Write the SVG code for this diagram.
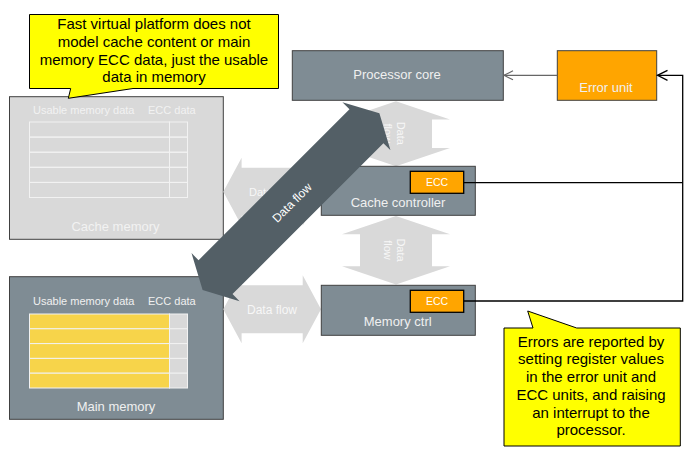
<svg xmlns="http://www.w3.org/2000/svg" width="693" height="454" viewBox="0 0 693 454">
<style>
text { font-family: "Liberation Sans", Arial, sans-serif; }
.box { fill: #7f8c94; stroke: #404040; stroke-width: 1; }
.ghost { fill: #d9d9d9; stroke: #404040; stroke-width: 1; }
.ecc { fill: #ffa500; stroke: #000; stroke-width: 1.3; }
.lbl { fill: #f0f0f0; font-size: 13px; text-anchor: middle; }
.ghostlbl { fill: #f2f2f2; }
.small { font-size: 11px; }
.ecct { fill: #ffffff; font-size: 10.5px; text-anchor: middle; }
.flow { fill: #d9d9d9; }
.flowt { fill: #f7f7f7; font-size: 11px; text-anchor: middle; }
.callout { fill: #ffff00; stroke: #000; stroke-width: 1; }
.ct { fill: #000; font-size: 15px; text-anchor: middle; }
.cell { stroke: #f2f2f2; stroke-width: 1; }
.wire { fill: none; stroke: #000; stroke-width: 1.3; }
</style>
<defs>
<marker id="openBlack" viewBox="-11 -7 13 14" markerWidth="13" markerHeight="14" refX="0" refY="0" orient="auto" markerUnits="userSpaceOnUse">
<path d="M-10,-5 L0,0 L-10,5" fill="none" stroke="#000" stroke-width="1.3"/>
</marker>
<marker id="openGray" viewBox="-11 -7 13 14" markerWidth="13" markerHeight="14" refX="0" refY="0" orient="auto" markerUnits="userSpaceOnUse">
<path d="M-9,-4.5 L0,0 L-9,4.5" fill="none" stroke="#666" stroke-width="1.2"/>
</marker>
</defs>
<rect width="693" height="454" fill="#ffffff"/>

<g id="cache-memory">
<rect class="ghost" x="9.5" y="96.7" width="213.8" height="142.6"/>
<text class="ghostlbl small" x="33" y="114">Usable memory data</text>
<text class="ghostlbl small" x="148" y="114">ECC data</text>
<g fill="none" class="cell">
<rect x="29.5" y="122" width="140" height="15.1"/>
<rect x="29.5" y="137.1" width="140" height="15.1"/>
<rect x="29.5" y="152.2" width="140" height="15.1"/>
<rect x="29.5" y="167.3" width="140" height="15.1"/>
<rect x="29.5" y="182.4" width="140" height="15.1"/>
<rect x="169.5" y="122" width="18" height="15.1"/>
<rect x="169.5" y="137.1" width="18" height="15.1"/>
<rect x="169.5" y="152.2" width="18" height="15.1"/>
<rect x="169.5" y="167.3" width="18" height="15.1"/>
<rect x="169.5" y="182.4" width="18" height="15.1"/>
</g>
<text class="ghostlbl" x="115.5" y="230.8" font-size="13" text-anchor="middle">Cache memory</text>
</g>

<g id="main-memory">
<rect class="box" x="9.5" y="276.7" width="213.8" height="142.6"/>
<text class="small" fill="#f0f0f0" x="33" y="305">Usable memory data</text>
<text class="small" fill="#f0f0f0" x="148" y="305">ECC data</text>
<g class="cell">
<rect fill="#f7d44a" x="29.5" y="314" width="140" height="14.8"/>
<rect fill="#f7d44a" x="29.5" y="328.8" width="140" height="14.8"/>
<rect fill="#f7d44a" x="29.5" y="343.6" width="140" height="14.8"/>
<rect fill="#f7d44a" x="29.5" y="358.4" width="140" height="14.8"/>
<rect fill="#f7d44a" x="29.5" y="373.2" width="140" height="14.8"/>
<rect fill="#d9d9d9" x="169.5" y="314" width="18" height="14.8"/>
<rect fill="#d9d9d9" x="169.5" y="328.8" width="18" height="14.8"/>
<rect fill="#d9d9d9" x="169.5" y="343.6" width="18" height="14.8"/>
<rect fill="#d9d9d9" x="169.5" y="358.4" width="18" height="14.8"/>
<rect fill="#d9d9d9" x="169.5" y="373.2" width="18" height="14.8"/>
</g>
<text class="lbl" x="116" y="410.7">Main memory</text>
</g>

<g id="processor-core">
<rect class="box" x="292.3" y="50.7" width="211" height="49.6"/>
<text class="lbl" x="397" y="79.3">Processor core</text>
</g>

<g id="error-unit">
<rect x="557.3" y="50.7" width="99.4" height="49.6" fill="#ffa500" stroke="#404040" stroke-width="1"/>
<text class="lbl" x="606" y="91.7">Error unit</text>
</g>

<g id="data-flows">
<g id="flow-cache-memory">
<polygon class="flow" points="223.3,191.7 241.6,157.7 241.6,167.7 302.7,167.7 302.7,157.7 321,191.7 302.7,225.7 302.7,215.7 241.6,215.7 241.6,225.7"/>
<text class="flowt" x="272" y="196.2" font-size="12">Data flow</text>
</g>
<g id="flow-main-memory">
<polygon class="flow" points="223.3,309.3 241.6,275.3 241.6,285.3 302.7,285.3 302.7,275.3 321,309.3 302.7,343.3 302.7,333.3 241.6,333.3 241.6,343.3"/>
<text class="flowt" x="272" y="314" style="font-size:12px">Data flow</text>
</g>
<g id="flow-core-cache">
<polygon class="flow" points="396,101.3 450,119.6 432,119.6 432,148 450,148 396,166.3 342,148 360,148 360,119.6 342,119.6"/>
<g transform="translate(396,133.3) rotate(90)">
<text class="flowt" x="0" y="-1.3">Data</text>
<text class="flowt" x="0" y="12">flow</text>
</g>
</g>
<g id="flow-cache-memctrl">
<polygon class="flow" points="396,216 450,234.3 432,234.3 432,266.2 450,266.2 396,284.5 342,266.2 360,266.2 360,234.3 342,234.3"/>
<g transform="translate(396,250) rotate(90)">
<text class="flowt" x="0" y="-1.3">Data</text>
<text class="flowt" x="0" y="12">flow</text>
</g>
</g>
</g>

<g id="cache-controller">
<rect class="box" x="321.3" y="166.3" width="154" height="49"/>
<rect class="ecc" x="410.3" y="171.3" width="53.4" height="22"/>
<text class="ecct" x="437" y="186.2">ECC</text>
<text class="lbl" x="398" y="206.6">Cache controller</text>
</g>

<g id="memory-ctrl">
<rect class="box" x="321.3" y="285.3" width="154" height="50"/>
<rect class="ecc" x="410.3" y="290.3" width="53.4" height="22"/>
<text class="ecct" x="437" y="304.8">ECC</text>
<text class="lbl" x="397.7" y="325.5">Memory ctrl</text>
</g>

<g id="fast-data-flow" transform="translate(291,201.7) rotate(-45)">
<polygon fill="#535f66" points="-125,0 -106.7,-34 -106.7,-24 106.7,-24 106.7,-34 125,0 106.7,34 106.7,24 -106.7,24 -106.7,34"/>
<text x="0" y="5.5" fill="#ffffff" font-size="12" text-anchor="middle">Data flow</text>
</g>

<g id="connectors">
<line x1="557.3" y1="75.3" x2="504" y2="75.3" stroke="#666" stroke-width="1.2" marker-end="url(#openGray)"/>
<path class="wire" d="M463.7,182.7 H682.7"/>
<path class="wire" d="M463.7,301 H682.7 V75.3 H657.5" marker-end="url(#openBlack)"/>
</g>

<g id="note-model">
<path class="callout" d="M29.5,14.5 H278.5 V88.5 H133 L68.3,98.3 L70.7,88.5 H29.5 Z"/>
<text class="ct" x="154" y="29.3">Fast virtual platform does not</text>
<text class="ct" x="154" y="46.9">model cache content or main</text>
<text class="ct" x="154" y="64.5">memory ECC data, just the usable</text>
<text class="ct" x="154" y="82.1">data in memory</text>
</g>

<g id="note-errors">
<path class="callout" d="M504,328 H533 L527.7,311 L576.7,328 H680.3 V446 H504 Z"/>
<text class="ct" x="591" y="346.7">Errors are reported by</text>
<text class="ct" x="591" y="364.4">setting register values</text>
<text class="ct" x="591" y="382.1">in the error unit and</text>
<text class="ct" x="591" y="399.8">ECC units, and raising</text>
<text class="ct" x="591" y="417.5">an interrupt to the</text>
<text class="ct" x="591" y="435.2">processor.</text>
</g>
</svg>
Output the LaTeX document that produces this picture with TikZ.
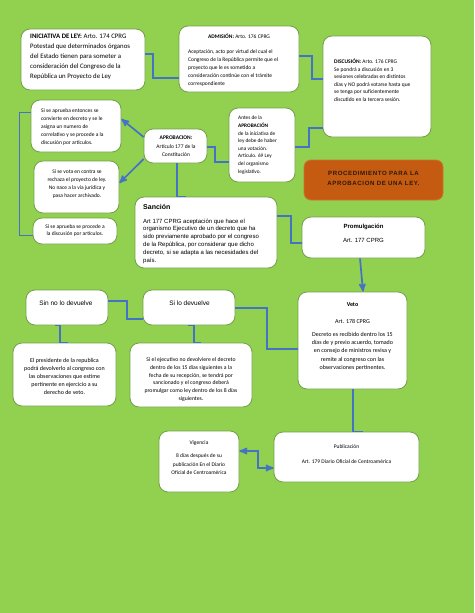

### Set problem:
Each line that holds the word "this" is to be copied.

### Written solution:
Write the SVG code for this diagram.
Output the LaTeX document that produces this picture with TikZ.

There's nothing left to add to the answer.